TASK INSTRUCTIONS: Transcribe the records exactly. Pictures do not belong in the transcription.

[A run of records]
--- start ---

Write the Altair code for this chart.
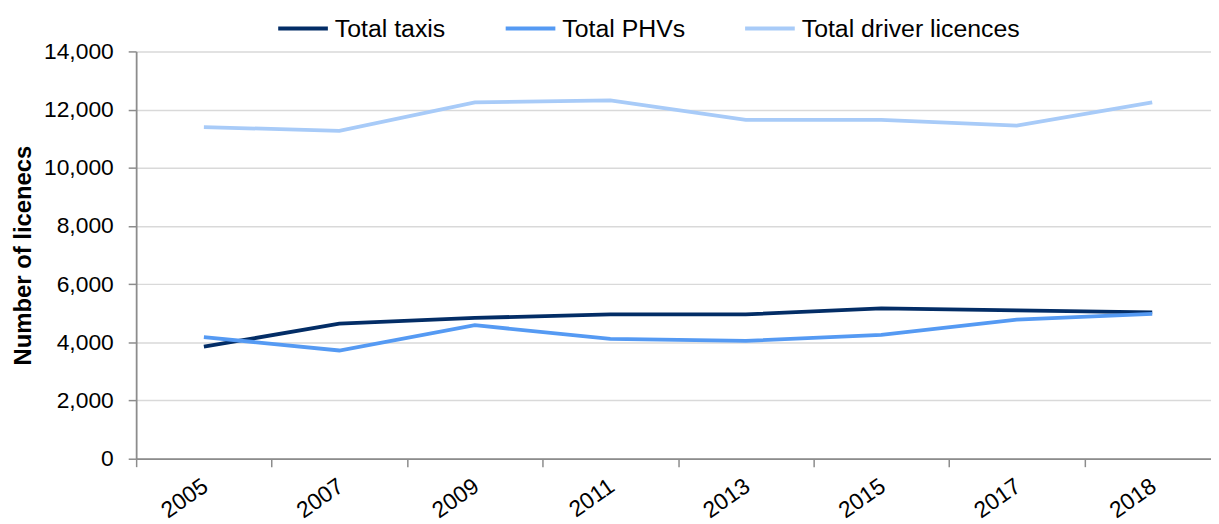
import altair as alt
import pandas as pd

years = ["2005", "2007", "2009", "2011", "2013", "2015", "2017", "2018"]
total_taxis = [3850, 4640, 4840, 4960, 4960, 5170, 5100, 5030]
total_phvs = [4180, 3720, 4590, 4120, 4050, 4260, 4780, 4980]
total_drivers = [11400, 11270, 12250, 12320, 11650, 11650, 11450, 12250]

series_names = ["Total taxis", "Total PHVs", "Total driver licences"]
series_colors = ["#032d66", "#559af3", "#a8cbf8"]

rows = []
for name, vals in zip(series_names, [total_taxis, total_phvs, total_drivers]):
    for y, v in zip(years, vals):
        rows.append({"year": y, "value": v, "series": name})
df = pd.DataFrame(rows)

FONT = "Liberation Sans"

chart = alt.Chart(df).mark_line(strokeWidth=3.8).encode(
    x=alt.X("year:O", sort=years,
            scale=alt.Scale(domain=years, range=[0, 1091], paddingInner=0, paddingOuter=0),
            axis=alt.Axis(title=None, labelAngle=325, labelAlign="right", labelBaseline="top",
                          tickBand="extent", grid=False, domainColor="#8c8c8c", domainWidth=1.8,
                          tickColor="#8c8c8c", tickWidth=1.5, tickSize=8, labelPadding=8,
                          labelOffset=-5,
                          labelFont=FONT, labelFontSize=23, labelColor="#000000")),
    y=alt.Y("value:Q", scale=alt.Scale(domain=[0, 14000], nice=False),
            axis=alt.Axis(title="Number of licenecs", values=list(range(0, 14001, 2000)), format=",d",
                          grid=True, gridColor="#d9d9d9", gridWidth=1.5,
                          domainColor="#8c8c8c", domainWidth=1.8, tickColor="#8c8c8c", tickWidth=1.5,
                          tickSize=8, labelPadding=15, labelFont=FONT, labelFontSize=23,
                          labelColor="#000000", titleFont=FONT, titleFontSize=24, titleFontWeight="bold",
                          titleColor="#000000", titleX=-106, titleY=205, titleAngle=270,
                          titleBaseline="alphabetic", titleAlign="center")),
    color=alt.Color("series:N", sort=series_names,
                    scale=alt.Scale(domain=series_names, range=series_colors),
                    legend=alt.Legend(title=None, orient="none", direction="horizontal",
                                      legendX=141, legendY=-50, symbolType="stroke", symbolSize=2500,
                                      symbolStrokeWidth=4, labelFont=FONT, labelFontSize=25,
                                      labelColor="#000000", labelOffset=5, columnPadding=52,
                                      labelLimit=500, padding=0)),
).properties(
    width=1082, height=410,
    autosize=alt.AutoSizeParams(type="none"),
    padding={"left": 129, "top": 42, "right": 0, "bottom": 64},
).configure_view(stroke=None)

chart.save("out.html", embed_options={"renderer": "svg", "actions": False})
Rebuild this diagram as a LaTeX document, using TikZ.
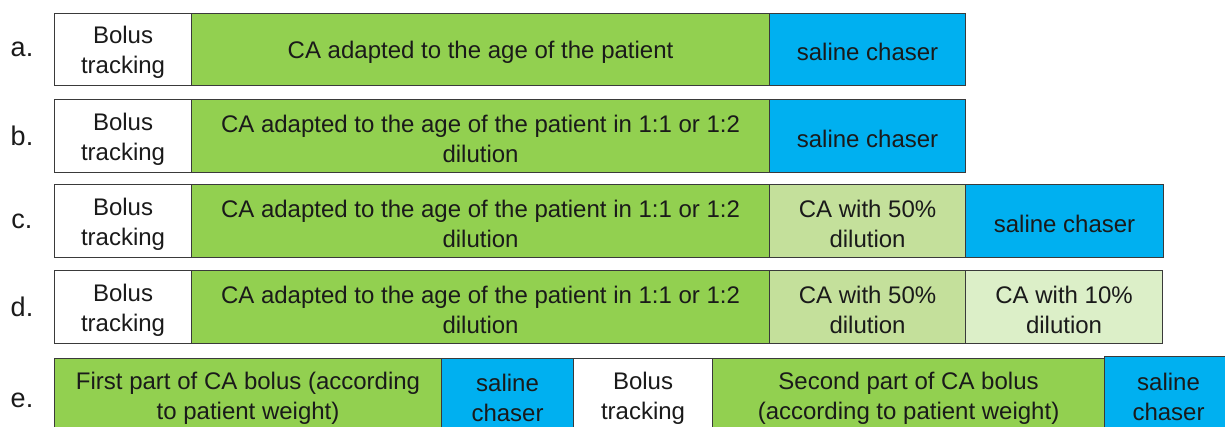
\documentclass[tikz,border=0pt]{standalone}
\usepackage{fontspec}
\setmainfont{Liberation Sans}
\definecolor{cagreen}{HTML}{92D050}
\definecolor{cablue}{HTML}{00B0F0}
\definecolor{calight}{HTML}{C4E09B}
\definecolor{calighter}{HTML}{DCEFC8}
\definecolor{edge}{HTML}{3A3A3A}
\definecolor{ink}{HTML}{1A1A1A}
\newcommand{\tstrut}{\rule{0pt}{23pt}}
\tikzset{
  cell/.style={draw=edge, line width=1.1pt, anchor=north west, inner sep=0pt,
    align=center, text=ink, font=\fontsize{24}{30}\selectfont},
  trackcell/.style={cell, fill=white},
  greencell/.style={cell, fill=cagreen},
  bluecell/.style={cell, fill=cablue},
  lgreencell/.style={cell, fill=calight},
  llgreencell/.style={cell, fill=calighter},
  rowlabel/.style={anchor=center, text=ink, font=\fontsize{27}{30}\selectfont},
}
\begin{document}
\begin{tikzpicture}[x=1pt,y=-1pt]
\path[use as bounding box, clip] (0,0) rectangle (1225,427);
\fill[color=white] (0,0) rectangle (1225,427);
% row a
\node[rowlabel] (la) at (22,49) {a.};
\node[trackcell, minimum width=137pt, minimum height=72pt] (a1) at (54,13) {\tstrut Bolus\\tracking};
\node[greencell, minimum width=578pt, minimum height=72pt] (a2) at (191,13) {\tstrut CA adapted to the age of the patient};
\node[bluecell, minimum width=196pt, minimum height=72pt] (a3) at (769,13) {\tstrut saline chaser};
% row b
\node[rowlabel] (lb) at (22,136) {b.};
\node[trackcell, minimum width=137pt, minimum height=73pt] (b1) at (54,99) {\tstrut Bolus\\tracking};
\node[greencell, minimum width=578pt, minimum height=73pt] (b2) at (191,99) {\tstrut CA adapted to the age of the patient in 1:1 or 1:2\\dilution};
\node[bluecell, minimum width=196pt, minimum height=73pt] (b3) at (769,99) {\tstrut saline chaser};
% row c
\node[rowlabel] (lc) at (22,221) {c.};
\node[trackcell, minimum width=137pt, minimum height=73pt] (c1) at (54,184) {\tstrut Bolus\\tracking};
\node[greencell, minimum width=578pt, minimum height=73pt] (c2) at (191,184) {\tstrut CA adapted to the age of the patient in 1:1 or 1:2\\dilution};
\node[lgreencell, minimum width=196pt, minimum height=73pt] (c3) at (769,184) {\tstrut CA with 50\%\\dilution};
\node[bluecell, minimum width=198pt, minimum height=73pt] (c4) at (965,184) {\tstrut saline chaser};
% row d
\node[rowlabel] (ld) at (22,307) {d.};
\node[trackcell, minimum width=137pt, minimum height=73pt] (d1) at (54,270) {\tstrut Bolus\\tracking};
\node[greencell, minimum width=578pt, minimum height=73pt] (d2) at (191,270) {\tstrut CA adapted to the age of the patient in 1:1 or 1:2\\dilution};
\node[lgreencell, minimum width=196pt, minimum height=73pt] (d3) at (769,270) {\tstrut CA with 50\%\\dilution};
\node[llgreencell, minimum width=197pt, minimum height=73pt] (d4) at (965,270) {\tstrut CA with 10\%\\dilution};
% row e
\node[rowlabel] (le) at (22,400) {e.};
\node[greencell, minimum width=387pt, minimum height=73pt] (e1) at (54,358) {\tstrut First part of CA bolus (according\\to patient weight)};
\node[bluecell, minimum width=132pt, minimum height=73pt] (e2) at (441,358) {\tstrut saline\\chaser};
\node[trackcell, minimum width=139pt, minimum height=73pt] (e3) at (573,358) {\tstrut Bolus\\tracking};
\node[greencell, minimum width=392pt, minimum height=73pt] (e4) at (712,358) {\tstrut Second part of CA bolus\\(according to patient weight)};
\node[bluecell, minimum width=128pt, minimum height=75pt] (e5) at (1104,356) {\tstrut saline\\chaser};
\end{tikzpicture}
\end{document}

--- end ---

SOLUTION TO THIS TASK:
Write the Altair code for this chart.
import altair as alt
import pandas as pd

years = ["2005", "2007", "2009", "2011", "2013", "2015", "2017", "2018"]
total_taxis = [3850, 4640, 4840, 4960, 4960, 5170, 5100, 5030]
total_phvs = [4180, 3720, 4590, 4120, 4050, 4260, 4780, 4980]
total_drivers = [11400, 11270, 12250, 12320, 11650, 11650, 11450, 12250]

series_names = ["Total taxis", "Total PHVs", "Total driver licences"]
series_colors = ["#032d66", "#559af3", "#a8cbf8"]

rows = []
for name, vals in zip(series_names, [total_taxis, total_phvs, total_drivers]):
    for y, v in zip(years, vals):
        rows.append({"year": y, "value": v, "series": name})
df = pd.DataFrame(rows)

FONT = "Liberation Sans"

chart = alt.Chart(df).mark_line(strokeWidth=3.8).encode(
    x=alt.X("year:O", sort=years,
            scale=alt.Scale(domain=years, range=[0, 1091], paddingInner=0, paddingOuter=0),
            axis=alt.Axis(title=None, labelAngle=325, labelAlign="right", labelBaseline="top",
                          tickBand="extent", grid=False, domainColor="#8c8c8c", domainWidth=1.8,
                          tickColor="#8c8c8c", tickWidth=1.5, tickSize=8, labelPadding=8,
                          labelOffset=-5,
                          labelFont=FONT, labelFontSize=23, labelColor="#000000")),
    y=alt.Y("value:Q", scale=alt.Scale(domain=[0, 14000], nice=False),
            axis=alt.Axis(title="Number of licenecs", values=list(range(0, 14001, 2000)), format=",d",
                          grid=True, gridColor="#d9d9d9", gridWidth=1.5,
                          domainColor="#8c8c8c", domainWidth=1.8, tickColor="#8c8c8c", tickWidth=1.5,
                          tickSize=8, labelPadding=15, labelFont=FONT, labelFontSize=23,
                          labelColor="#000000", titleFont=FONT, titleFontSize=24, titleFontWeight="bold",
                          titleColor="#000000", titleX=-106, titleY=205, titleAngle=270,
                          titleBaseline="alphabetic", titleAlign="center")),
    color=alt.Color("series:N", sort=series_names,
                    scale=alt.Scale(domain=series_names, range=series_colors),
                    legend=alt.Legend(title=None, orient="none", direction="horizontal",
                                      legendX=141, legendY=-50, symbolType="stroke", symbolSize=2500,
                                      symbolStrokeWidth=4, labelFont=FONT, labelFontSize=25,
                                      labelColor="#000000", labelOffset=5, columnPadding=52,
                                      labelLimit=500, padding=0)),
).properties(
    width=1082, height=410,
    autosize=alt.AutoSizeParams(type="none"),
    padding={"left": 129, "top": 42, "right": 0, "bottom": 64},
).configure_view(stroke=None)

chart.save("out.html", embed_options={"renderer": "svg", "actions": False})
Rebuild this diagram as a LaTeX document, using TikZ.
\documentclass[tikz,border=0pt]{standalone}
\usepackage{fontspec}
\setmainfont{Liberation Sans}
\definecolor{cagreen}{HTML}{92D050}
\definecolor{cablue}{HTML}{00B0F0}
\definecolor{calight}{HTML}{C4E09B}
\definecolor{calighter}{HTML}{DCEFC8}
\definecolor{edge}{HTML}{3A3A3A}
\definecolor{ink}{HTML}{1A1A1A}
\newcommand{\tstrut}{\rule{0pt}{23pt}}
\tikzset{
  cell/.style={draw=edge, line width=1.1pt, anchor=north west, inner sep=0pt,
    align=center, text=ink, font=\fontsize{24}{30}\selectfont},
  trackcell/.style={cell, fill=white},
  greencell/.style={cell, fill=cagreen},
  bluecell/.style={cell, fill=cablue},
  lgreencell/.style={cell, fill=calight},
  llgreencell/.style={cell, fill=calighter},
  rowlabel/.style={anchor=center, text=ink, font=\fontsize{27}{30}\selectfont},
}
\begin{document}
\begin{tikzpicture}[x=1pt,y=-1pt]
\path[use as bounding box, clip] (0,0) rectangle (1225,427);
\fill[color=white] (0,0) rectangle (1225,427);
% row a
\node[rowlabel] (la) at (22,49) {a.};
\node[trackcell, minimum width=137pt, minimum height=72pt] (a1) at (54,13) {\tstrut Bolus\\tracking};
\node[greencell, minimum width=578pt, minimum height=72pt] (a2) at (191,13) {\tstrut CA adapted to the age of the patient};
\node[bluecell, minimum width=196pt, minimum height=72pt] (a3) at (769,13) {\tstrut saline chaser};
% row b
\node[rowlabel] (lb) at (22,136) {b.};
\node[trackcell, minimum width=137pt, minimum height=73pt] (b1) at (54,99) {\tstrut Bolus\\tracking};
\node[greencell, minimum width=578pt, minimum height=73pt] (b2) at (191,99) {\tstrut CA adapted to the age of the patient in 1:1 or 1:2\\dilution};
\node[bluecell, minimum width=196pt, minimum height=73pt] (b3) at (769,99) {\tstrut saline chaser};
% row c
\node[rowlabel] (lc) at (22,221) {c.};
\node[trackcell, minimum width=137pt, minimum height=73pt] (c1) at (54,184) {\tstrut Bolus\\tracking};
\node[greencell, minimum width=578pt, minimum height=73pt] (c2) at (191,184) {\tstrut CA adapted to the age of the patient in 1:1 or 1:2\\dilution};
\node[lgreencell, minimum width=196pt, minimum height=73pt] (c3) at (769,184) {\tstrut CA with 50\%\\dilution};
\node[bluecell, minimum width=198pt, minimum height=73pt] (c4) at (965,184) {\tstrut saline chaser};
% row d
\node[rowlabel] (ld) at (22,307) {d.};
\node[trackcell, minimum width=137pt, minimum height=73pt] (d1) at (54,270) {\tstrut Bolus\\tracking};
\node[greencell, minimum width=578pt, minimum height=73pt] (d2) at (191,270) {\tstrut CA adapted to the age of the patient in 1:1 or 1:2\\dilution};
\node[lgreencell, minimum width=196pt, minimum height=73pt] (d3) at (769,270) {\tstrut CA with 50\%\\dilution};
\node[llgreencell, minimum width=197pt, minimum height=73pt] (d4) at (965,270) {\tstrut CA with 10\%\\dilution};
% row e
\node[rowlabel] (le) at (22,400) {e.};
\node[greencell, minimum width=387pt, minimum height=73pt] (e1) at (54,358) {\tstrut First part of CA bolus (according\\to patient weight)};
\node[bluecell, minimum width=132pt, minimum height=73pt] (e2) at (441,358) {\tstrut saline\\chaser};
\node[trackcell, minimum width=139pt, minimum height=73pt] (e3) at (573,358) {\tstrut Bolus\\tracking};
\node[greencell, minimum width=392pt, minimum height=73pt] (e4) at (712,358) {\tstrut Second part of CA bolus\\(according to patient weight)};
\node[bluecell, minimum width=128pt, minimum height=75pt] (e5) at (1104,356) {\tstrut saline\\chaser};
\end{tikzpicture}
\end{document}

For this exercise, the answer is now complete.